On Wed, Feb 28, 2018 at 10:12:55AM +0300, Pavel Emelyanov wrote:
> On 02/27/2018 05:18 AM, Dmitry V. Levin wrote:
> > On Mon, Feb 26, 2018 at 12:02:25PM +0300, Pavel Emelyanov wrote:
> >> On 02/21/2018 03:44 AM, Andrew Morton wrote:
> >>> On Tue, 9 Jan 2018 08:30:49 +0200 Mike Rapoport <[email protected]> wrote:
> >>>
> >>>> This patches introduces new process_vmsplice system call that combines
> >>>> functionality of process_vm_read and vmsplice.
> >>>
> >>> All seems fairly strightforward. The big question is: do we know that
> >>> people will actually use this, and get sufficient value from it to
> >>> justify its addition?
> >>
> >> Yes, that's what bothers us a lot too :) I've tried to start with finding out if anyone
> >> used the sys_read/write_process_vm() calls, but failed :( Does anybody know how popular
> >> these syscalls are?
> >
> > Well, process_vm_readv itself is quite popular, it's used by debuggers nowadays,
> > see e.g.
> > $ strace -qq -esignal=none -eprocess_vm_readv strace -qq -o/dev/null cat /dev/null
>
> I see. Well, yes, this use-case will not benefit much from remote splice. How about more
> interactive debug by, say, gdb? It may attach, then splice all the memory, then analyze
> the victim code/data w/o copying it to its address space?
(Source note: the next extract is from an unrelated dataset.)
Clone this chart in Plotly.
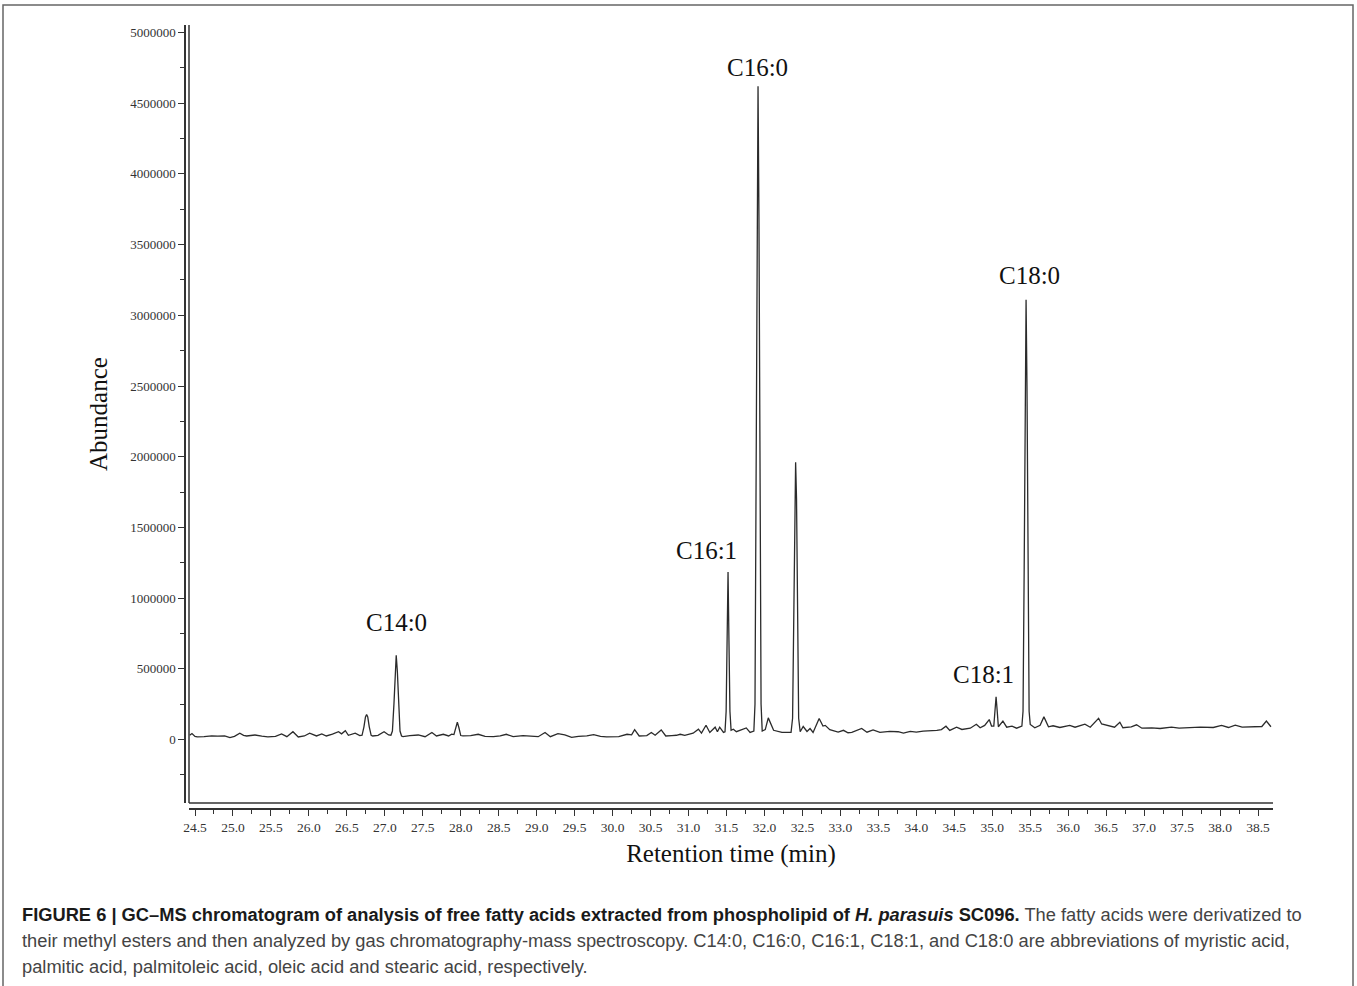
import plotly.graph_objects as go

# Retention time (min) and abundance
time_min = [
    24.43, 24.46, 24.50, 24.53, 24.62, 24.72, 24.80, 24.89, 24.96, 25.02,
    25.09, 25.14, 25.18, 25.29, 25.38, 25.46, 25.56, 25.64, 25.71, 25.79,
    25.86, 25.94, 26.01, 26.10, 26.17, 26.23, 26.31, 26.39, 26.43, 26.48,
    26.52, 26.57, 26.61, 26.67, 26.70, 26.725, 26.745, 26.76, 26.775, 26.795,
    26.82, 26.84, 26.91, 26.99, 27.05, 27.08, 27.10, 27.12, 27.135, 27.15,
    27.165, 27.18, 27.20, 27.22, 27.24, 27.33, 27.44, 27.53, 27.62, 27.68,
    27.77, 27.84, 27.88, 27.91, 27.935, 27.955, 27.975, 28.00, 28.03, 28.13,
    28.23, 28.32, 28.43, 28.52, 28.60, 28.69, 28.82, 28.92, 29.02, 29.11,
    29.18, 29.28, 29.37, 29.46, 29.55, 29.66, 29.75, 29.84, 29.92, 30.08,
    30.19, 30.25, 30.29, 30.35, 30.45, 30.51, 30.56, 30.64, 30.70, 30.78,
    30.84, 30.89, 30.95, 31.06, 31.13, 31.17, 31.23, 31.28, 31.35, 31.38,
    31.41, 31.46, 31.48, 31.495, 31.508, 31.52, 31.532, 31.545, 31.56, 31.59,
    31.63, 31.70, 31.76, 31.81, 31.86, 31.875, 31.89, 31.903, 31.915, 31.927,
    31.94, 31.955, 31.97, 32.01, 32.05, 32.12, 32.23, 32.35, 32.37, 32.385,
    32.398, 32.41, 32.422, 32.435, 32.45, 32.47, 32.51, 32.56, 32.60, 32.64,
    32.72, 32.77, 32.80, 32.86, 32.97, 33.04, 33.10, 33.15, 33.28, 33.35,
    33.43, 33.52, 33.65, 33.76, 33.83, 33.92, 34.00, 34.09, 34.18, 34.27,
    34.33, 34.39, 34.44, 34.53, 34.60, 34.71, 34.79, 34.84, 34.90, 34.96,
    34.99, 35.02, 35.035, 35.05, 35.065, 35.08, 35.14, 35.19, 35.26, 35.32,
    35.39, 35.405, 35.42, 35.433, 35.445, 35.457, 35.47, 35.485, 35.50, 35.56,
    35.63, 35.68, 35.74, 35.80, 35.89, 36.02, 36.09, 36.16, 36.22, 36.29,
    36.40, 36.44, 36.50, 36.61, 36.68, 36.72, 36.83, 36.90, 36.97, 37.10,
    37.21, 37.36, 37.46, 37.56, 37.74, 37.91, 38.02, 38.11, 38.20, 38.29,
    38.44, 38.55, 38.61, 38.67,
]
abundance = [
    30000, 42000, 22000, 18000, 20000, 26000, 24000, 26000, 13000, 22000,
    45000, 30000, 25000, 32000, 24000, 18000, 22000, 40000, 20000, 55000,
    18000, 25000, 45000, 25000, 40000, 25000, 38000, 55000, 40000, 62000,
    30000, 40000, 45000, 28000, 30000, 90000, 160000, 177000, 160000, 90000,
    30000, 25000, 30000, 55000, 32000, 30000, 60000, 250000, 480000, 596000,
    480000, 250000, 60000, 25000, 20000, 28000, 32000, 20000, 50000, 25000,
    37000, 25000, 38000, 35000, 85000, 122000, 85000, 28000, 25000, 28000,
    37000, 22000, 20000, 25000, 37000, 20000, 28000, 24000, 20000, 50000,
    20000, 42000, 33000, 15000, 22000, 25000, 35000, 22000, 18000, 20000,
    37000, 33000, 70000, 25000, 28000, 50000, 30000, 68000, 25000, 28000,
    30000, 37000, 30000, 45000, 73000, 45000, 101000, 50000, 87000, 55000,
    87000, 50000, 55000, 200000, 700000, 1185000, 700000, 200000, 65000, 73000,
    55000, 68000, 82000, 50000, 60000, 250000, 1700000, 3700000, 4620000, 3700000,
    1700000, 250000, 60000, 70000, 153000, 65000, 50000, 50000, 150000, 900000,
    1700000, 1960000, 1700000, 900000, 150000, 55000, 92000, 57000, 78000, 50000,
    148000, 95000, 100000, 70000, 52000, 65000, 48000, 50000, 78000, 52000,
    68000, 50000, 57000, 55000, 45000, 58000, 52000, 60000, 61000, 65000,
    70000, 94000, 64000, 87000, 71000, 80000, 108000, 83000, 100000, 141000,
    95000, 95000, 200000, 302000, 200000, 90000, 130000, 87000, 94000, 80000,
    95000, 200000, 1200000, 2500000, 3110000, 2500000, 1200000, 200000, 106000, 83000,
    100000, 160000, 90000, 97000, 85000, 100000, 87000, 100000, 108000, 87000,
    150000, 110000, 100000, 87000, 122000, 83000, 90000, 104000, 80000, 82000,
    78000, 87000, 80000, 83000, 87000, 85000, 100000, 85000, 102000, 88000,
    90000, 92000, 130000, 90000,
]

# Peak labels
peak_labels = ["C14:0", "C16:1", "C16:0", "C18:1", "C18:0"]
peak_label_time = [27.15, 31.23, 31.91, 34.88, 35.49]
peak_label_abund = [824000, 1340000, 4756000, 463000, 3285000]

# Axis ticks
x_tick_vals = [24.5, 25.0, 25.5, 26.0, 26.5, 27.0, 27.5, 28.0, 28.5, 29.0,
               29.5, 30.0, 30.5, 31.0, 31.5, 32.0, 32.5, 33.0, 33.5, 34.0,
               34.5, 35.0, 35.5, 36.0, 36.5, 37.0, 37.5, 38.0, 38.5]
x_tick_text = ["24.5", "25.0", "25.5", "26.0", "26.5", "27.0", "27.5", "28.0",
               "28.5", "29.0", "29.5", "30.0", "30.5", "31.0", "31.5", "32.0",
               "32.5", "33.0", "33.5", "34.0", "34.5", "35.0", "35.5", "36.0",
               "36.5", "37.0", "37.5", "38.0", "38.5"]
y_tick_vals = [0, 500000, 1000000, 1500000, 2000000, 2500000, 3000000,
               3500000, 4000000, 4500000, 5000000]
y_tick_text = ["0", "500000", "1000000", "1500000", "2000000", "2500000",
               "3000000", "3500000", "4000000", "4500000", "5000000"]

caption_lines = [
    "<b><span style='color:#1a1a1a'>FIGURE 6 | GC–MS chromatogram of analysis of free fatty acids extracted from "
    "phospholipid of <i>H. parasuis</i> SC096.</span></b> The fatty acids were derivatized to",
    "their methyl esters and then analyzed by gas chromatography-mass spectroscopy. "
    "C14:0, C16:0, C16:1, C18:1, and C18:0 are abbreviations of myristic acid,",
    "palmitic acid, palmitoleic acid, oleic acid and stearic acid, respectively.",
]

W, H = 1357, 986
ML, MR, MT, MB = 185, 84, 25, 177
PW = W - ML - MR
PH = H - MT - MB


def px_x(px):
    return (px - ML) / PW


def px_y(py):
    return (H - MB - py) / PH


axis_color = "#333333"
serif = "Liberation Serif, Times New Roman, serif"

fig = go.Figure()
fig.add_trace(go.Scatter(
    x=time_min, y=abundance, mode="lines",
    line=dict(color="#2b2b2b", width=1.3),
    showlegend=False, hoverinfo="x+y",
))

for lab, t, a in zip(peak_labels, peak_label_time, peak_label_abund):
    fig.add_annotation(x=t, y=a, xref="x", yref="y", text=lab, showarrow=False,
                       font=dict(family=serif, size=25, color="#111111"),
                       xanchor="center", yanchor="middle")

caption_y = [915, 941, 967]
for line, py in zip(caption_lines, caption_y):
    fig.add_annotation(x=px_x(20), y=px_y(py), xref="paper", yref="paper",
                       text=line, showarrow=False, xanchor="left", yanchor="middle",
                       align="left",
                       font=dict(family="Liberation Sans, Arial, sans-serif",
                                 size=18.3, color="#444444"))

# inner frame lines
fig.add_shape(type="line", xref="x domain", yref="y domain", x0=0, x1=0, y0=0, y1=1,
              line=dict(color=axis_color, width=1.5))
fig.add_shape(type="line", xref="x domain", yref="y domain", x0=0, x1=1, y0=0, y1=0,
              line=dict(color=axis_color, width=1.5))
# outer figure border
fig.add_shape(type="rect", xref="paper", yref="paper",
              x0=px_x(3), x1=px_x(1353), y0=px_y(1000), y1=px_y(5),
              line=dict(color="#666666", width=1.5))

fig.update_layout(
    width=W, height=H,
    margin=dict(l=ML, r=MR, t=MT, b=MB, autoexpand=False),
    paper_bgcolor="white", plot_bgcolor="white",
    xaxis=dict(
        anchor="free", position=0, domain=[4 / PW, 1],
        range=[24.421, 38.697],
        tickmode="array", tickvals=x_tick_vals, ticktext=x_tick_text,
        ticks="outside", ticklen=6, tickwidth=1.3, tickcolor=axis_color,
        minor=dict(dtick=0.25, tick0=24.5, ticks="outside", ticklen=4,
                   tickwidth=1.2, tickcolor=axis_color),
        showline=True, linecolor=axis_color, linewidth=1.5,
        showgrid=False, zeroline=False,
        tickfont=dict(family=serif, size=13.5, color="#333333"),
        title=dict(text="Retention time (min)", standoff=10,
                   font=dict(family=serif, size=25, color="#111111")),
    ),
    yaxis=dict(
        anchor="free", position=0, domain=[6 / PH, 1],
        range=[-449000, 5053000],
        tickmode="array", tickvals=y_tick_vals, ticktext=y_tick_text,
        ticks="outside", ticklen=6, tickwidth=1.3, tickcolor=axis_color,
        minor=dict(dtick=250000, tick0=0, ticks="outside", ticklen=4,
                   tickwidth=1.2, tickcolor=axis_color),
        showline=True, linecolor=axis_color, linewidth=1.5,
        showgrid=False, zeroline=False,
        tickfont=dict(family=serif, size=13, color="#333333"),
        title=dict(text="Abundance", standoff=14,
                   font=dict(family=serif, size=25, color="#111111")),
    ),
)

fig.write_html(
    "out.html",
    config={"displayModeBar": False},
    post_script="document.body.style.margin='0';document.body.style.overflow='hidden';",
)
Hmm, in this case, you probably will want to be able to map pipe pages
into memory.

>
> -- Pavel

2018-02-28 23:22:45

by Atchley, Scott

[permalink] [raw]
Subject: Re: [OMPI devel] [PATCH v5 0/4] vm: add a syscall to map a process memory into a pipe

> On Feb 28, 2018, at 2:12 AM, Pavel Emelyanov <[email protected]> wrote:
>
> On 02/27/2018 05:18 AM, Dmitry V. Levin wrote:
>> On Mon, Feb 26, 2018 at 12:02:25PM +0300, Pavel Emelyanov wrote:
>>> On 02/21/2018 03:44 AM, Andrew Morton wrote:
>>>> On Tue, 9 Jan 2018 08:30:49 +0200 Mike Rapoport <[email protected]> wrote:
>>>>
>>>>> This patches introduces new process_vmsplice system call that combines
>>>>> functionality of process_vm_read and vmsplice.
>>>>
>>>> All seems fairly strightforward. The big question is: do we know that
>>>> people will actually use this, and get sufficient value from it to
>>>> justify its addition?
>>>
>>> Yes, that's what bothers us a lot too :) I've tried to start with finding out if anyone
>>> used the sys_read/write_process_vm() calls, but failed :( Does anybody know how popular
>>> these syscalls are?
>>
>> Well, process_vm_readv itself is quite popular, it's used by debuggers nowadays,
>> see e.g.
>> $ strace -qq -esignal=none -eprocess_vm_readv strace -qq -o/dev/null cat /dev/null
>
> I see. Well, yes, this use-case will not benefit much from remote splice. How about more
> interactive debug by, say, gdb? It may attach, then splice all the memory, then analyze
> the victim code/data w/o copying it to its address space?
>
> -- Pavel

I may be completely off base, but could a FUSE daemon use this to read memory from the client and dump it to a file descriptor without copying the data into the kernel?